Am Mittwoch davor war ich noch in der Schatzinsel, ich hätte also, wenn ich gewollt hätte. Wenn ich ehrlich bin, gewollt habe ich schon, aber da ging’s mir mal so was von ums Prinzip. Ja, ich weiß, Spontaneität will sorgfältig geplant sein. (Mal ganz unter uns. Offensichtlich habe ich dieses Wort schon lange nicht mehr geschrieben. Weil, du hättest mich totschlagen können, ich wäre im Leben nicht draufgekommen, warum der Computer mir das als falsch unterstreicht.) Egal, was ich eigentlich sagen will, ich hätte am Mittwoch Karten kaufen können. Hab ich nicht. Auch am Donnerstag hätte ich, und am Freitag auch. Was ich aber zumindest hätte machen können, ich hätte fragen können, ob es überhaupt noch Karten gibt, für den Samstag, den 15. September bei Sia Korthaus.

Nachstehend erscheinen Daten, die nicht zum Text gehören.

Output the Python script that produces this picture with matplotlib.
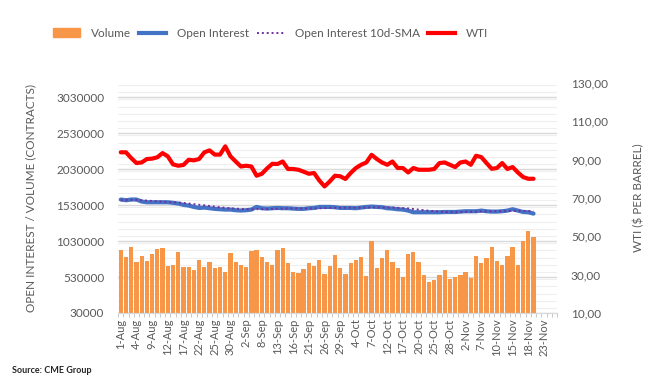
import matplotlib
matplotlib.use("Agg")
import matplotlib.pyplot as plt
import numpy as np
from matplotlib.patches import Patch
from matplotlib.lines import Line2D
from matplotlib.ticker import FuncFormatter, MultipleLocator

plt.rcParams['font.family'] = ['Lato', 'DejaVu Sans']

# volume in contracts (one bar per trading day, 1-Aug .. 21-Nov)
volume = [910, 812, 952, 742, 826, 756, 854, 924, 938, 686,
          700, 882, 672, 672, 630, 770, 672, 742, 658, 672,
          602, 868, 742, 700, 672, 896, 910, 812, 742, 700,
          910, 938, 728, 602, 589, 644, 728, 686, 770, 575,
          686, 840, 658, 575, 728, 770, 812, 547, 1036, 658,
          798, 910, 742, 658, 533, 854, 882, 742, 561, 463,
          491, 561, 630, 505, 533, 561, 602, 519, 826, 728,
          798, 952, 756, 700, 826, 952, 700, 1036, 1175, 1092]
volume = [v * 1000 for v in volume]

open_interest = [1608, 1598, 1608, 1608, 1580, 1570, 1570, 1570, 1570, 1570,
                 1562, 1552, 1534, 1524, 1505, 1491, 1496, 1487, 1478, 1473,
                 1468, 1468, 1459, 1455, 1459, 1468, 1505, 1487, 1482, 1487,
                 1491, 1487, 1487, 1482, 1478, 1478, 1487, 1491, 1505, 1505,
                 1505, 1501, 1491, 1491, 1491, 1487, 1496, 1505, 1510, 1505,
                 1501, 1487, 1482, 1473, 1468, 1454, 1431, 1431, 1431, 1431,
                 1431, 1431, 1435, 1435, 1435, 1440, 1445, 1445, 1445, 1454,
                 1445, 1440, 1440, 1445, 1454, 1473, 1454, 1435, 1431, 1412]
open_interest = [v * 1000 for v in open_interest]

oi_sma = [1600, 1600, 1602, 1603, 1598, 1593, 1588, 1583, 1578, 1574,
          1570, 1566, 1560, 1552, 1544, 1535, 1527, 1518, 1509, 1500,
          1493, 1487, 1481, 1477, 1474, 1472, 1474, 1475, 1476, 1477,
          1479, 1482, 1484, 1485, 1484, 1483, 1483, 1484, 1486, 1488,
          1491, 1492, 1493, 1494, 1494, 1494, 1495, 1496, 1497, 1498,
          1498, 1497, 1496, 1493, 1489, 1484, 1476, 1468, 1460, 1452,
          1445, 1440, 1436, 1434, 1433, 1434, 1435, 1437, 1439, 1441,
          1443, 1444, 1445, 1446, 1447, 1450, 1451, 1450, 1448, 1443]
oi_sma = [v * 1000 for v in oi_sma]

wti = [93.8, 93.8, 90.8, 88.2, 88.5, 90.3, 90.5, 91.2, 93.4, 91.7,
       87.5, 86.8, 87.2, 89.9, 89.6, 90.3, 93.8, 94.8, 92.6, 92.6,
       96.9, 91.7, 89.0, 86.4, 86.8, 86.4, 81.6, 82.6, 85.4, 87.8,
       87.7, 89.0, 85.1, 85.1, 84.7, 83.7, 82.6, 83.0, 79.1, 76.0,
       78.6, 81.6, 81.3, 79.9, 83.0, 85.6, 87.3, 88.5, 92.5, 90.3,
       88.5, 87.3, 89.0, 85.6, 85.6, 83.3, 85.6, 84.7, 84.7, 84.7,
       85.1, 88.2, 88.5, 87.3, 86.1, 88.5, 89.0, 87.3, 92.0, 91.3,
       88.2, 85.2, 85.6, 88.2, 85.1, 86.1, 83.3, 80.9, 80.0, 80.0]

tick_labels = ['1-Aug', '4-Aug', '9-Aug', '12-Aug', '17-Aug', '22-Aug', '25-Aug',
               '30-Aug', '2-Sep', '8-Sep', '13-Sep', '16-Sep', '21-Sep', '26-Sep',
               '29-Sep', '4-Oct', '7-Oct', '12-Oct', '17-Oct', '20-Oct', '25-Oct',
               '28-Oct', '2-Nov', '7-Nov', '10-Nov', '15-Nov', '18-Nov', '23-Nov']
n_categories = 84

grey = '#595959'
x = np.arange(len(volume))

fig = plt.figure(figsize=(6.6, 3.91), dpi=100)
ax = fig.add_axes([0.179, 0.1995, 0.665, 0.5885])
ax2 = ax.twinx()

ax.bar(x, volume, width=0.82, color='#F79646', zorder=2)
ax.plot(x, open_interest, color='#4472C4', lw=3, solid_capstyle='round', zorder=3)
ax.plot(x, oi_sma, color='#7030A0', lw=1.4, linestyle=(0, (1, 1.5)), zorder=4)
ax2.plot(x, wti, color='#FF0000', lw=3, solid_capstyle='round', zorder=3)

ax.set_xlim(-0.5, n_categories - 0.5)
ax.set_ylim(30000, 3230000)
ax.set_yticks(np.arange(30000, 3030001, 500000))
ax.yaxis.set_major_formatter(FuncFormatter(lambda v, p: f'{int(round(v))}'))
ax.yaxis.set_minor_locator(MultipleLocator(100000))
ax.grid(which='major', axis='y', color='#d9d9d9', lw=1, zorder=0)
ax.grid(which='minor', axis='y', color='#efefef', lw=0.8, zorder=0)
ax.set_axisbelow(True)

ax2.set_ylim(10, 130)
ax2.set_yticks(np.arange(10, 131, 20))
ax2.yaxis.set_major_formatter(FuncFormatter(lambda v, p: f'{v:.2f}'.replace('.', ',')))

ax.set_xticks(np.arange(0, len(tick_labels) * 3, 3))
ax.set_xticklabels(tick_labels, rotation=90, fontsize=8, color=grey)
ax.set_xticks(np.arange(-0.5, n_categories, 1), minor=True)
ax.tick_params(axis='x', which='major', length=0, pad=4)
ax.tick_params(axis='x', which='minor', length=3, color='#bfbfbf')
ax.tick_params(axis='y', which='both', length=0, labelsize=8.5, labelcolor=grey, pad=10)
ax2.tick_params(axis='y', length=0, labelsize=8.5, labelcolor=grey, pad=10)

for a in (ax, ax2):
    for s in ('top', 'left', 'right'):
        a.spines[s].set_visible(False)
    a.spines['bottom'].set_color('#d9d9d9')

ax.set_ylabel('OPEN INTEREST / VOLUME (CONTRACTS)', fontsize=8.5, color=grey, labelpad=14)
ax2.set_ylabel('WTI ($ PER BARREL)', fontsize=8.5, color=grey, labelpad=18)

handles = [Patch(color='#F79646'),
           Line2D([], [], color='#4472C4', lw=3),
           Line2D([], [], color='#7030A0', lw=1.4, linestyle=(0, (1, 1.5))),
           Line2D([], [], color='#FF0000', lw=3)]
labels = ['Volume', 'Open Interest', 'Open Interest 10d-SMA', 'WTI']
fig.legend(handles, labels, loc='center', bbox_to_anchor=(0.41, 0.915), ncol=4,
           frameon=False, fontsize=8.5, labelcolor=grey, handlelength=2.3,
           handletextpad=0.9, columnspacing=0.7)

fig.text(0.018, 0.046, 'Source: CME Group', fontsize=6.5, color='#262626', fontweight='bold')

fig.savefig('out.png', dpi=100)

Aber das wollte ich jetzt schon mal wissen, ob ich als Auerbergerin mich am Samstagnachmittag noch spontan entscheiden kann, in meinen Kulturraum Auerberg zu schluffen. Gut, jetzt nicht in Jogginghose. Ich hab mich natürlich am Samstagabend aufgehübscht. Weil, das sehe ich ja nach wie vor genau wie Karl Lagerfeld: Wer in Jogginghose aus dem Haus geht, hat sein Leben nicht im Griff.
Am Samstagmorgen bin ich dann eingeknickt. Schweißgebadet war ich aus einem Albtraum aufgeschreckt: Menschen beugen sich über mich, Fratzen und Grimassen zeigen mit dem Finger auf mich, lachen mich aus. Ja, in diesem Albtraum stand ich Samstagabend um Punkt 19:00 Uhr im Gebrauchtwarenkaufhaus an der Kasse und wollte zwei Karten für Sia Korthaus kaufen. Mein Göttergatte hat daraufhin um Punkt 10:00 Uhr zwei Karten erstanden.
Was soll ich sagen, ich hab so was von Glück gehabt. Der Zuschauerraum platzte aus allen Nähten und wenn ich gewusst hätte, wie toll die Sia ist, im Leben hätte ich nicht die Ruhe weggehabt und das so lange durchgezogen. Wenn sie die Situation mit dem Vater und seinem Kleinstkind vor dem Leergutautomaten beschreibt, wie der den ganzen Verkehr aufhält, oder sie sich über Spätgebärende auslässt, sag ich von meiner Seite aber so was von Daumen hoch. Und das Ehepaar, das mit einem alten Grammophon und einer Preisvorstellung von 1000 Euro zu Horst Lichter kommt und sich mit gerade mal 50 Euro begnügen muss – was für ein Unterhaltungswert, genau so ist es! Aber sie kann auch politisch, wenn sie mit toller Stimme den Herren Trump und Erdogan einen “Freiflug zum Mond” spendiert.
Was ich gar nicht wusste, dass die Frau Korthaus Verstärkung auf der Bühne hat. Da ist zunächst einmal ihre Showpraktikantin Britta aus Sachsen, die so was von lustige Witze sächselt: “Was ist braun und hat eine schlechte Schrift? Ein Kritzlibär.” So süß sächselt die: “Deine Zähne sind wie Duisburg und Gelsenkirchen. Da ist noch Essen dazwischen.”
Ja, und dann ist da noch die Oma von der Frau Korthaus, in Kittelschürze und mit Stock. Und wenn man nun glaubt, also weil die jetzt so alt ist. Hallo, Sex ist deren Kernkompetenz. Deshalb weiß sie, dass Sex wie Doppelkopf ist: Entweder du hast einen guten Partner oder eine gute Hand. Und, sie rät: Begeh keine Dummheit zweimal, das Angebot ist groß genug. Und wenn am Ende die Frau Korthaus singt “Ich geb’ mich gern dem Laster hin”, da bin ich so was von froh, dass die lange Sommerpause in meinem Kulturraum ein Ende hat – und ich mir in der Pause wieder mein Gläschen Rotwein gönnen kann.
Hatte ich übrigens erwähnt, dass die Britta eine Handpuppe und die Oma die Sia selbst ist?
Apropos Oma, mir ist aufgefallen, dass ich meinen letzten Beitrag auch mit Sex beendet habe. Scheint ein bekanntes Phänomen zu sein.